16.12.07

O Natal de quem vive só

Gina Pereira, in Jornal de Notícias

Mesas serão hoje recheadas com um prato de bacalhau com todos


A festa chegou a estar ameaçada, com o roubo, há precisamente uma semana, de muita da comida e roupa que, ao longo dos últimos meses, tinha sido oferecida à Comunidade Vida e Paz (CVP) para a tradicional festa de Natal dos sem-abrigo. Mas a onda solidária que se gerou depois de noticiado o assalto acabou por garantir que , durante este fim-de-semana, haveria na cantina da Cidade Universitária, em Lisboa, alimentos e roupa suficientes para oferecer a quem precisa. A boa-vontade foi tanta que, adiantou ao JN Elizabete Cardoso, voluntária da organização, vão sobrar víveres para distribuir por outras organizações de apoio a carenciados.

A iniciativa arrancou sexta-feira à tarde e prolonga-se até esta noite, terminando com uma distribuição de presentes, depois do jantar de bacalhau com todos brinquedos para as crianças; sacos-cama, mantas e mochilas para os adultos. Ontem, durante toda a tarde, houve sempre gente à porta, para fazer a identificação e entrar no recinto, devidamente enfeitado. A boa organização dos voluntários - ao todo inscreveram-se 1300 pessoas para ajudar nesta festa - fez com que tudo decorresse sem percalços.

Não foi pela comida que Maria Oliveira, 54 anos, decidiu ir à festa. Vive há duas semanas num centro de acolhimento da Santa Casa da Misericórdia, depois de meses a dormir na rua, às vezes dentro de um carro abandonado. Tem família, "mas é como se não tivesse". Já foi cozinheira e trabalhou em limpezas. Agora não tem trabalho, nem qualquer fonte de rendimento. Sentada a uma mesa a lanchar, estava feliz. "Sinto alegria no ar".

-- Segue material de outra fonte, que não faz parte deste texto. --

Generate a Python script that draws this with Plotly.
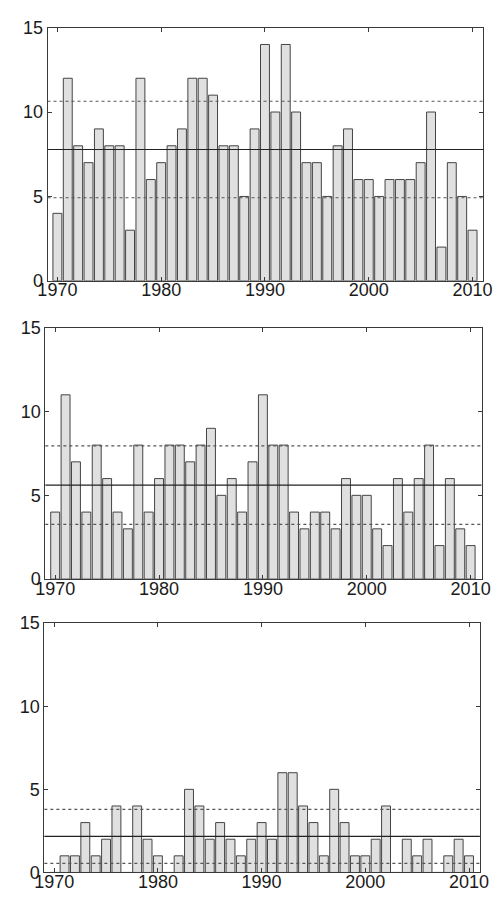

Neusa Quinhas, 42 anos, nem sequer passou pela zona da comida. Vítima de violência doméstica, tomou a difícil decisão de sair de casa há apenas dois dias. Está abrigada num centro de acolhimento, mas como abandonou o lar com o que tinha no corpo, decidiu ir à procura de alguma coisa para vestir. Saiu com dois sacos de roupa e a confiança de que "alguma coisa" há-de arranjar para "levar a vida em frente".

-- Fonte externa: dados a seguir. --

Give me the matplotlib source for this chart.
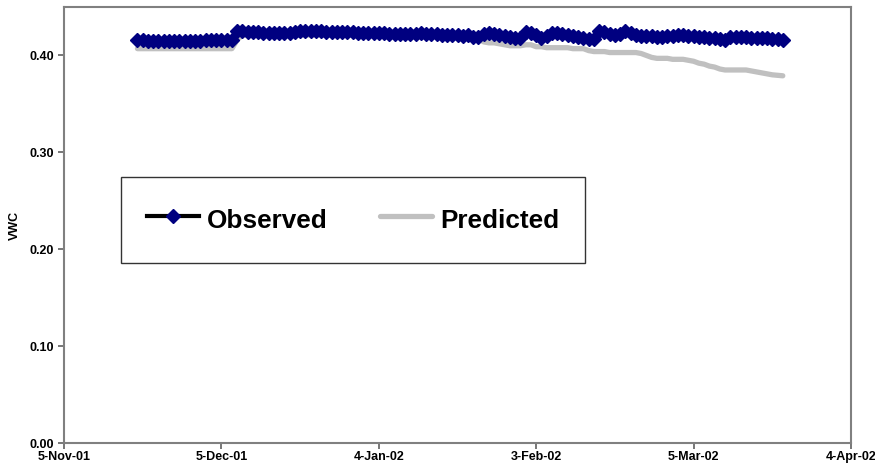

Rui Manuel, 50 anos, soube da festa "na rua", para onde foi empurrado há alguns meses, depois de vários problemas familiares. Já foi sócio de um restaurante, mas agora tenta sobreviver com o pouco dinheiro que ganha quando consegue biscates como cozinheiro. "Aos 50 anos é complicado. E como sou diabético ainda pior". O último patrão dispensou-o por causa da doença.

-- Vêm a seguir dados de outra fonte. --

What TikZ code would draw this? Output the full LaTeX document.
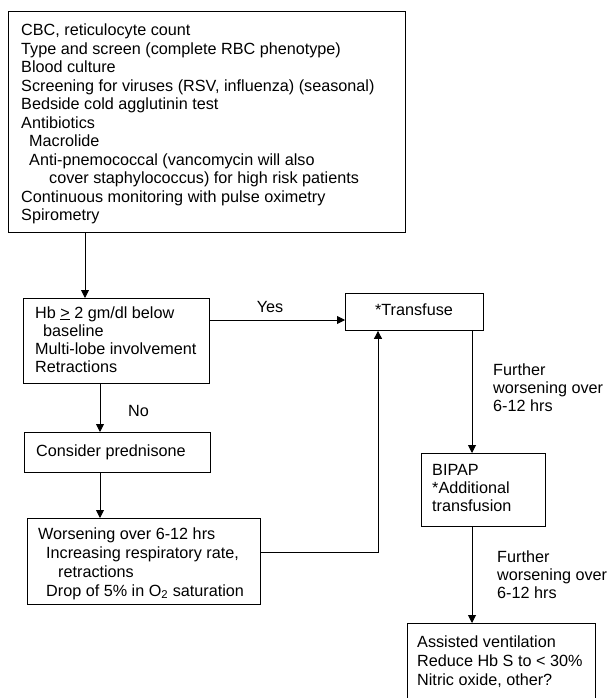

Rui, que já dormiu ao relento no Terreiro do Paço e no Cais do Sodré, conseguiu abrigo num armazém abandonado, na zona de Santos. Sempre que pode, tenta cozinhar a sua própria comida porque a doença não lhe permite ingerir os alimentos que, todas as noites, são distribuídos pelas carrinhas de apoio aos sem-abrigo. Tem uma forma peculiar de olhar estas associações. "Enquanto estiverem na rua, continuam a alimentar o 'monstro'", diz, criticando o facto de muitos sem-abrigo estarem "habituados a esta vida" e não darem o devido valor aos apoios que recebem. "Usam as roupas uma única vez e deitam fora. É feio!"

Maria Teresa de Jesus, 58 anos, tem oito filhos, mas nenhum a quer acolher. Já viveu na rua, agora está por caridade "em casa de um senhor". Achou a festa "o máximo". "Então para quem está sempre fechada dentro de casa...", desabafou, enquanto esperava pela sua vez no cabeleireiro assegurado por voluntárias. Ia cortar o cabelo, pintar as unhas e arranjar as sobrancelhas, o que não fazia há anos. Um luxo.